[Extracted records]
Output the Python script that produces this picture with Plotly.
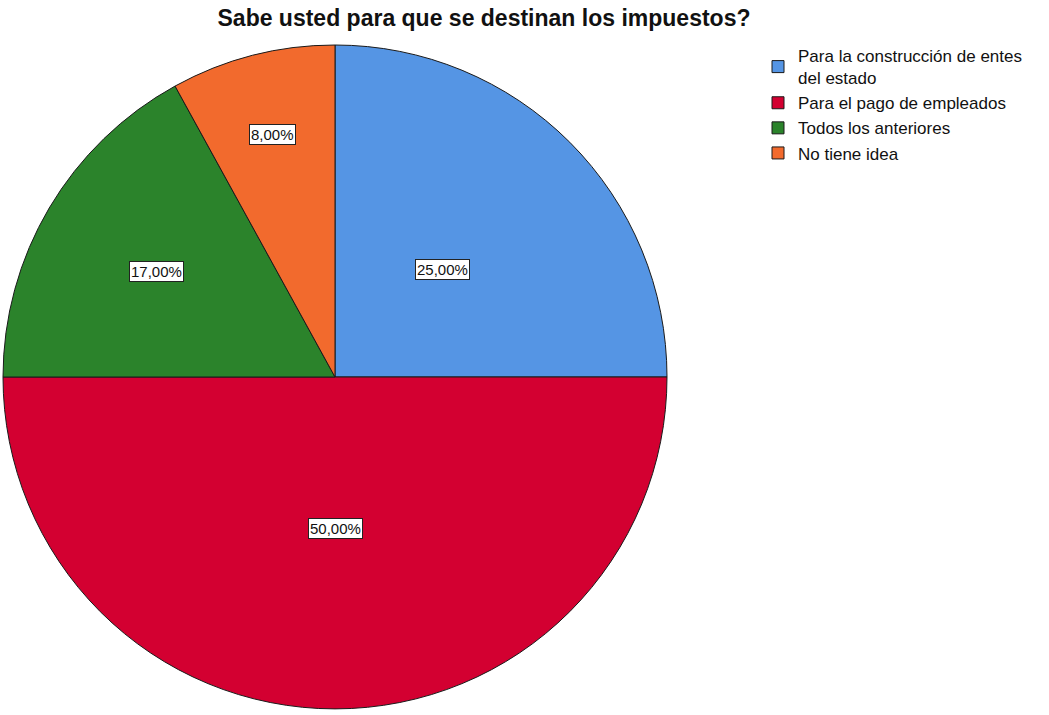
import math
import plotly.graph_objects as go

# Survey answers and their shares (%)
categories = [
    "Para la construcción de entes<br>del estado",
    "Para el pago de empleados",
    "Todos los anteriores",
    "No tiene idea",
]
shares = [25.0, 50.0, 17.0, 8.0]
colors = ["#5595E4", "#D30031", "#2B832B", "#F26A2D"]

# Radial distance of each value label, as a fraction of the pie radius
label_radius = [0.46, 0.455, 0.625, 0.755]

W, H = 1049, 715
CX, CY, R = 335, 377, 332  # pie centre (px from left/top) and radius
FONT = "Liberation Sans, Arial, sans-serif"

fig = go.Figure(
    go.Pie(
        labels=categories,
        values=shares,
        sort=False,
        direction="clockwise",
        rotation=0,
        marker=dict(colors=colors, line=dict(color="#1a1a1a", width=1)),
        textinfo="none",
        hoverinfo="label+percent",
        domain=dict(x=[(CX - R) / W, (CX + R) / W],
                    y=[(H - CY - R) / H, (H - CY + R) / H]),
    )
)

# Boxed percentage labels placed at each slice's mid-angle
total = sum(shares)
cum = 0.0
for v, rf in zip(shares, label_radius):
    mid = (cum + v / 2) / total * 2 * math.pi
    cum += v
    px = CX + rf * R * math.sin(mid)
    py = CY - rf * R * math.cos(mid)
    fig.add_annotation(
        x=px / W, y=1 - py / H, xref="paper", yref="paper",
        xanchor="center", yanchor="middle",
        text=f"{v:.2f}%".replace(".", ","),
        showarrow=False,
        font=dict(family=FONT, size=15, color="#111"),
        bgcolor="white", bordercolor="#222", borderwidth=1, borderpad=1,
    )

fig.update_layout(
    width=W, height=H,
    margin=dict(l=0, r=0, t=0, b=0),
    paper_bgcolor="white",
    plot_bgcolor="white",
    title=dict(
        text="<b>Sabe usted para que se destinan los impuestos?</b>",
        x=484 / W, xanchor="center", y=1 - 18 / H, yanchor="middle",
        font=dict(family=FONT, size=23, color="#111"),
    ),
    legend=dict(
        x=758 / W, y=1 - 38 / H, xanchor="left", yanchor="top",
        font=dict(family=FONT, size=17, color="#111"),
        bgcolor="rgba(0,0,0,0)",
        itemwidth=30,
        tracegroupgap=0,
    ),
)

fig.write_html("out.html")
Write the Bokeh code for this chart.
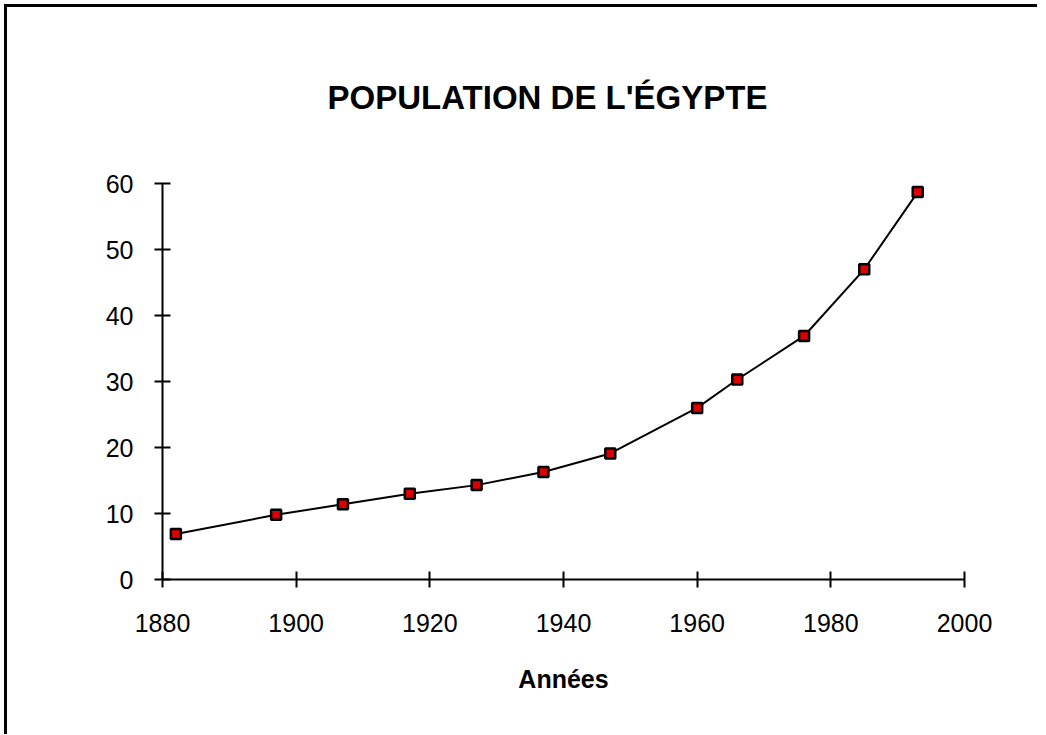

# TASK DESCRIPTION:
Without including any pictures, print each record exactly.

# FINISHED EXERCISE:
Output the Python script that produces this picture with Plotly.
import math
import plotly.graph_objects as go

# Survey answers and their shares (%)
categories = [
    "Para la construcción de entes<br>del estado",
    "Para el pago de empleados",
    "Todos los anteriores",
    "No tiene idea",
]
shares = [25.0, 50.0, 17.0, 8.0]
colors = ["#5595E4", "#D30031", "#2B832B", "#F26A2D"]

# Radial distance of each value label, as a fraction of the pie radius
label_radius = [0.46, 0.455, 0.625, 0.755]

W, H = 1049, 715
CX, CY, R = 335, 377, 332  # pie centre (px from left/top) and radius
FONT = "Liberation Sans, Arial, sans-serif"

fig = go.Figure(
    go.Pie(
        labels=categories,
        values=shares,
        sort=False,
        direction="clockwise",
        rotation=0,
        marker=dict(colors=colors, line=dict(color="#1a1a1a", width=1)),
        textinfo="none",
        hoverinfo="label+percent",
        domain=dict(x=[(CX - R) / W, (CX + R) / W],
                    y=[(H - CY - R) / H, (H - CY + R) / H]),
    )
)

# Boxed percentage labels placed at each slice's mid-angle
total = sum(shares)
cum = 0.0
for v, rf in zip(shares, label_radius):
    mid = (cum + v / 2) / total * 2 * math.pi
    cum += v
    px = CX + rf * R * math.sin(mid)
    py = CY - rf * R * math.cos(mid)
    fig.add_annotation(
        x=px / W, y=1 - py / H, xref="paper", yref="paper",
        xanchor="center", yanchor="middle",
        text=f"{v:.2f}%".replace(".", ","),
        showarrow=False,
        font=dict(family=FONT, size=15, color="#111"),
        bgcolor="white", bordercolor="#222", borderwidth=1, borderpad=1,
    )

fig.update_layout(
    width=W, height=H,
    margin=dict(l=0, r=0, t=0, b=0),
    paper_bgcolor="white",
    plot_bgcolor="white",
    title=dict(
        text="<b>Sabe usted para que se destinan los impuestos?</b>",
        x=484 / W, xanchor="center", y=1 - 18 / H, yanchor="middle",
        font=dict(family=FONT, size=23, color="#111"),
    ),
    legend=dict(
        x=758 / W, y=1 - 38 / H, xanchor="left", yanchor="top",
        font=dict(family=FONT, size=17, color="#111"),
        bgcolor="rgba(0,0,0,0)",
        itemwidth=30,
        tracegroupgap=0,
    ),
)

fig.write_html("out.html")
Write the Bokeh code for this chart.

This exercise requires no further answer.